* **Given task**: Reproduce only the lines from the one containing "Write the Bokeh code for this chart." through the one containing "y_ticks = [0, 400, 800, 1200, 1600, 2000]", exactly as written and with both ends included.

* **Supplied data**:
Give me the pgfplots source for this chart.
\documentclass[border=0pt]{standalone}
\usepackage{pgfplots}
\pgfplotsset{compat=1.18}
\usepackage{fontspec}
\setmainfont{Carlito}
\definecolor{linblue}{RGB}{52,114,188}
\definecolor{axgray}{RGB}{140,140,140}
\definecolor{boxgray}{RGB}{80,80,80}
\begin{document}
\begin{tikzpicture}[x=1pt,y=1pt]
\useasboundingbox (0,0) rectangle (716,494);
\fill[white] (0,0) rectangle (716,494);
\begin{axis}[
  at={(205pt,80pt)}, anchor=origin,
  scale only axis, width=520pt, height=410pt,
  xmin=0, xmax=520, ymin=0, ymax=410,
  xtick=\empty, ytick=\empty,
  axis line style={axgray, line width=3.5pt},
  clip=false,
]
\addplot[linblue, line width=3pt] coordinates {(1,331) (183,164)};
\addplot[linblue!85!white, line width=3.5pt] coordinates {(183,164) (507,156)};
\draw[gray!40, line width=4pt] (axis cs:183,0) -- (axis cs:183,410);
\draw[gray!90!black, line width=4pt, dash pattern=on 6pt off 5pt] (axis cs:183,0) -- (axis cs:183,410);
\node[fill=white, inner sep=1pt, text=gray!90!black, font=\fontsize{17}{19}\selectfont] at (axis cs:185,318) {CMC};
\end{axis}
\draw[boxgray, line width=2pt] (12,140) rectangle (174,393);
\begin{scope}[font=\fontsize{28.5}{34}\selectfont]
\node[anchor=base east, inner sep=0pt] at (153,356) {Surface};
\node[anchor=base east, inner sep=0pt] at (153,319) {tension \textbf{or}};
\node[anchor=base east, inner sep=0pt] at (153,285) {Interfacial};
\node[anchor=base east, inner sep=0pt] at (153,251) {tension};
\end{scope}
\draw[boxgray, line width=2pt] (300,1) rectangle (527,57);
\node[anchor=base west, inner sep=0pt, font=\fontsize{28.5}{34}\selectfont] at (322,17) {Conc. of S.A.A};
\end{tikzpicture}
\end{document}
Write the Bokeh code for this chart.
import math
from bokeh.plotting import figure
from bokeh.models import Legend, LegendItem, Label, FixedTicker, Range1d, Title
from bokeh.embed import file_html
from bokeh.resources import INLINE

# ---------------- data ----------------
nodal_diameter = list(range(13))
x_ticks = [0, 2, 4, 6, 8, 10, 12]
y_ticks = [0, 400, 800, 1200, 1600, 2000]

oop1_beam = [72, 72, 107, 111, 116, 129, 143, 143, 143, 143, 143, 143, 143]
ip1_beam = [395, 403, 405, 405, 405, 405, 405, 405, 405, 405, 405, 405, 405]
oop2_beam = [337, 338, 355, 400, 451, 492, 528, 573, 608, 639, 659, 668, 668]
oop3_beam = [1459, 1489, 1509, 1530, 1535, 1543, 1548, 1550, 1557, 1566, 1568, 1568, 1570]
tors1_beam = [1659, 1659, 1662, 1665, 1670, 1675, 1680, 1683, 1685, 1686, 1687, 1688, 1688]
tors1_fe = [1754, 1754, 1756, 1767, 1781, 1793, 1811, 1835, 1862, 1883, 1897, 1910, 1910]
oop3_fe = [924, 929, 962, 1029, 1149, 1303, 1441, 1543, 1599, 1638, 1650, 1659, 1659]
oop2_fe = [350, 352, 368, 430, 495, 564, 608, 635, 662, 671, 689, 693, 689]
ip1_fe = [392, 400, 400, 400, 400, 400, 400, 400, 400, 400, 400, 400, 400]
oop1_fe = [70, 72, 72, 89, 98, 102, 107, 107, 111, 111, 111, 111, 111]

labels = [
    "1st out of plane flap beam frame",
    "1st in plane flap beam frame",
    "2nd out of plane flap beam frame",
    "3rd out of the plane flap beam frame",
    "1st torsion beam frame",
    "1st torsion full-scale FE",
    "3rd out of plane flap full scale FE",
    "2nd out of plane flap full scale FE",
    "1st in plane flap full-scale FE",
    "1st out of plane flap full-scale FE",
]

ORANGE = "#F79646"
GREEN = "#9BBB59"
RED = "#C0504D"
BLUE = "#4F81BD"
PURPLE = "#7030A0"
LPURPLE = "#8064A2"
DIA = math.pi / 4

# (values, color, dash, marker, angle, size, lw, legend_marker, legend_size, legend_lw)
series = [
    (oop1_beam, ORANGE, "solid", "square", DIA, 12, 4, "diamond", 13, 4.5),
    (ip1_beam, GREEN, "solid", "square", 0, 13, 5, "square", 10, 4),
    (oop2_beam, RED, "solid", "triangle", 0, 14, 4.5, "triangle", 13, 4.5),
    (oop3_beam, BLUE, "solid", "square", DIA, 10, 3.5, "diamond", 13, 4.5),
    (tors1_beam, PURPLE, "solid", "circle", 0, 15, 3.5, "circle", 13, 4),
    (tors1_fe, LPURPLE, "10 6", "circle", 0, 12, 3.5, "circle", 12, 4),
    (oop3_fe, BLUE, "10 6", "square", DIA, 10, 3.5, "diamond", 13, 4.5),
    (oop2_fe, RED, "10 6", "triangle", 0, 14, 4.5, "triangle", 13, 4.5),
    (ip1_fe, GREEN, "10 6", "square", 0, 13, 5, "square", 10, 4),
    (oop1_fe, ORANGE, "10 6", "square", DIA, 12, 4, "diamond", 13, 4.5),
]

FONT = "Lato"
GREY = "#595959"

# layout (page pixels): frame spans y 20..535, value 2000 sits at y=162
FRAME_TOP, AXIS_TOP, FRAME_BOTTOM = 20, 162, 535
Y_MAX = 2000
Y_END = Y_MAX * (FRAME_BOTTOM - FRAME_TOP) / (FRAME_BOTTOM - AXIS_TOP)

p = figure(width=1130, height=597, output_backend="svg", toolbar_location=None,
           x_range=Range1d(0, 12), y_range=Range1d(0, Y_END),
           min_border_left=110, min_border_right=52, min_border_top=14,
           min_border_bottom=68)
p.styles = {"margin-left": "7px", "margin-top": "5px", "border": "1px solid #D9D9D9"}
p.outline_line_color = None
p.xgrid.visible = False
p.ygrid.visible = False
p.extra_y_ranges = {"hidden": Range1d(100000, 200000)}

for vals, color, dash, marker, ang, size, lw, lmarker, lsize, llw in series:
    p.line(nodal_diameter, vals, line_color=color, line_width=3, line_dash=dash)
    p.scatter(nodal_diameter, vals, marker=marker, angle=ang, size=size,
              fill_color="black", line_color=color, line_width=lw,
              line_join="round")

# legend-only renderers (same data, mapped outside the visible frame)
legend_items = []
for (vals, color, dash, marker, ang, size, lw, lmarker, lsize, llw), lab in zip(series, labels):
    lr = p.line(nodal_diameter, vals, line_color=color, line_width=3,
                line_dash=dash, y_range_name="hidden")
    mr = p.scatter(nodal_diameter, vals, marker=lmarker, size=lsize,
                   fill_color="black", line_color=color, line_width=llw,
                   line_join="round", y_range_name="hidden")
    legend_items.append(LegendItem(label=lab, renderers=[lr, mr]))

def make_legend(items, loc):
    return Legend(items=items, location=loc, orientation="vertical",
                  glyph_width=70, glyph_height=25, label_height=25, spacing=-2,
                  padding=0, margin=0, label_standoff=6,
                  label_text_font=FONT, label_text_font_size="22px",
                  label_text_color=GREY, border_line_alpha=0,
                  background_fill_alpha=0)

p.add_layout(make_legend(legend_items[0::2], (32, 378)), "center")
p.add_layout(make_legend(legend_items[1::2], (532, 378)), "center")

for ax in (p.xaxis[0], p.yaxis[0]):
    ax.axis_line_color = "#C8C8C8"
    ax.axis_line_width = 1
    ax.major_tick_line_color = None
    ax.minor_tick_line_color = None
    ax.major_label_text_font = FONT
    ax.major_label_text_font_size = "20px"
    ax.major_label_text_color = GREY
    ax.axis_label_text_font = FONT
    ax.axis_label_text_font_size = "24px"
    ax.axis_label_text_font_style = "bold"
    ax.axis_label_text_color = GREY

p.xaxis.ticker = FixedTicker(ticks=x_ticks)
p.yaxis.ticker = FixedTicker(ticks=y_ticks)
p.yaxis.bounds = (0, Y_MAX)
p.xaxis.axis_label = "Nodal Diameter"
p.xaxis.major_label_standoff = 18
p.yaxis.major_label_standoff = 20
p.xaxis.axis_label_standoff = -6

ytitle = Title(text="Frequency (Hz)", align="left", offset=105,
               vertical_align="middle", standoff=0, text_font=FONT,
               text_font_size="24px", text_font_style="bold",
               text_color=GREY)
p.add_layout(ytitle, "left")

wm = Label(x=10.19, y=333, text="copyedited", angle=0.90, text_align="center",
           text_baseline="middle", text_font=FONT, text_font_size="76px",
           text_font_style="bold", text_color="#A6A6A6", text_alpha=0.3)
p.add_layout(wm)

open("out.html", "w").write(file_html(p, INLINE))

* **Task result**:
Write the Bokeh code for this chart.
import math
from bokeh.plotting import figure
from bokeh.models import Legend, LegendItem, Label, FixedTicker, Range1d, Title
from bokeh.embed import file_html
from bokeh.resources import INLINE

# ---------------- data ----------------
nodal_diameter = list(range(13))
x_ticks = [0, 2, 4, 6, 8, 10, 12]
y_ticks = [0, 400, 800, 1200, 1600, 2000]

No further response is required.